START Raw data

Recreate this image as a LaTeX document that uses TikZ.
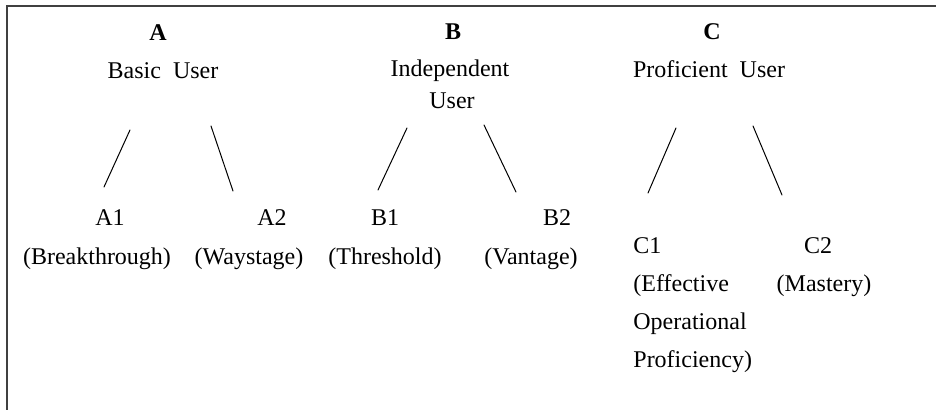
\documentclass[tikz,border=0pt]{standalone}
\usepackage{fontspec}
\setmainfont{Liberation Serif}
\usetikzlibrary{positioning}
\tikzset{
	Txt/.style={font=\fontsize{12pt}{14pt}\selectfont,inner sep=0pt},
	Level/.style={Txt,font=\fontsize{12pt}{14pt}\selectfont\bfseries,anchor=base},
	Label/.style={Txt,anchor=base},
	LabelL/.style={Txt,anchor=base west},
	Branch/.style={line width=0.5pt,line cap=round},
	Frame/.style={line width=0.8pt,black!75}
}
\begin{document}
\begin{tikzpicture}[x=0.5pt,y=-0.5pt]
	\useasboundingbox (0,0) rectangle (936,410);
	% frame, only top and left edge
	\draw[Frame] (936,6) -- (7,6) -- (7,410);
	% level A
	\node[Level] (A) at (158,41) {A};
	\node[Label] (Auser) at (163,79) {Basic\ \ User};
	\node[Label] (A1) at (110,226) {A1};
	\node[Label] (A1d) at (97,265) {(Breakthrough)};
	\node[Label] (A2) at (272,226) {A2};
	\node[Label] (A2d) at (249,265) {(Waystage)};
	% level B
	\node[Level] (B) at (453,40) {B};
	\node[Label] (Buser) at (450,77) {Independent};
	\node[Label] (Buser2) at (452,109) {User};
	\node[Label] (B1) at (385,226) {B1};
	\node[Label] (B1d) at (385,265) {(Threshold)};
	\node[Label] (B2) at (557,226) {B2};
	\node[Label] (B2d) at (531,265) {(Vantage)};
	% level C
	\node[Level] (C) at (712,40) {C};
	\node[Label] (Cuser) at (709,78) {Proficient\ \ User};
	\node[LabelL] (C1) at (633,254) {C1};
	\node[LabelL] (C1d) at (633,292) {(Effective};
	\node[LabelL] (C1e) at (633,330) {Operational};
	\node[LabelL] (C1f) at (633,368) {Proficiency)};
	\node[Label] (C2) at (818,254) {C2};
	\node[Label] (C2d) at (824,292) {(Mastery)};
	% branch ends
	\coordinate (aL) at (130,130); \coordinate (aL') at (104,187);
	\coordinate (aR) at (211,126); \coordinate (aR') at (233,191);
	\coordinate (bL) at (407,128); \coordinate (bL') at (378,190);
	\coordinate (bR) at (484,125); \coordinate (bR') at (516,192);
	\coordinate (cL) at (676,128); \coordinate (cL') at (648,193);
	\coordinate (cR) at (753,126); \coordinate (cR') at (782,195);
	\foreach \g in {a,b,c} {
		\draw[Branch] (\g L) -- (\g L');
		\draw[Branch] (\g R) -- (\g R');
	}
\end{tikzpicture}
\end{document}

END Raw data

■ Given exercise: Repeat verbatim all the material, but not the pictures.

■ Response:
Recreate this image as a LaTeX document that uses TikZ.
\documentclass[tikz,border=0pt]{standalone}
\usepackage{fontspec}
\setmainfont{Liberation Serif}
\usetikzlibrary{positioning}
\tikzset{
	Txt/.style={font=\fontsize{12pt}{14pt}\selectfont,inner sep=0pt},
	Level/.style={Txt,font=\fontsize{12pt}{14pt}\selectfont\bfseries,anchor=base},
	Label/.style={Txt,anchor=base},
	LabelL/.style={Txt,anchor=base west},
	Branch/.style={line width=0.5pt,line cap=round},
	Frame/.style={line width=0.8pt,black!75}
}
\begin{document}
\begin{tikzpicture}[x=0.5pt,y=-0.5pt]
	\useasboundingbox (0,0) rectangle (936,410);
	% frame, only top and left edge
	\draw[Frame] (936,6) -- (7,6) -- (7,410);
	% level A
	\node[Level] (A) at (158,41) {A};
	\node[Label] (Auser) at (163,79) {Basic\ \ User};
	\node[Label] (A1) at (110,226) {A1};
	\node[Label] (A1d) at (97,265) {(Breakthrough)};
	\node[Label] (A2) at (272,226) {A2};
	\node[Label] (A2d) at (249,265) {(Waystage)};
	% level B
	\node[Level] (B) at (453,40) {B};
	\node[Label] (Buser) at (450,77) {Independent};
	\node[Label] (Buser2) at (452,109) {User};
	\node[Label] (B1) at (385,226) {B1};
	\node[Label] (B1d) at (385,265) {(Threshold)};
	\node[Label] (B2) at (557,226) {B2};
	\node[Label] (B2d) at (531,265) {(Vantage)};
	% level C
	\node[Level] (C) at (712,40) {C};
	\node[Label] (Cuser) at (709,78) {Proficient\ \ User};
	\node[LabelL] (C1) at (633,254) {C1};
	\node[LabelL] (C1d) at (633,292) {(Effective};
	\node[LabelL] (C1e) at (633,330) {Operational};
	\node[LabelL] (C1f) at (633,368) {Proficiency)};
	\node[Label] (C2) at (818,254) {C2};
	\node[Label] (C2d) at (824,292) {(Mastery)};
	% branch ends
	\coordinate (aL) at (130,130); \coordinate (aL') at (104,187);
	\coordinate (aR) at (211,126); \coordinate (aR') at (233,191);
	\coordinate (bL) at (407,128); \coordinate (bL') at (378,190);
	\coordinate (bR) at (484,125); \coordinate (bR') at (516,192);
	\coordinate (cL) at (676,128); \coordinate (cL') at (648,193);
	\coordinate (cR) at (753,126); \coordinate (cR') at (782,195);
	\foreach \g in {a,b,c} {
		\draw[Branch] (\g L) -- (\g L');
		\draw[Branch] (\g R) -- (\g R');
	}
\end{tikzpicture}
\end{document}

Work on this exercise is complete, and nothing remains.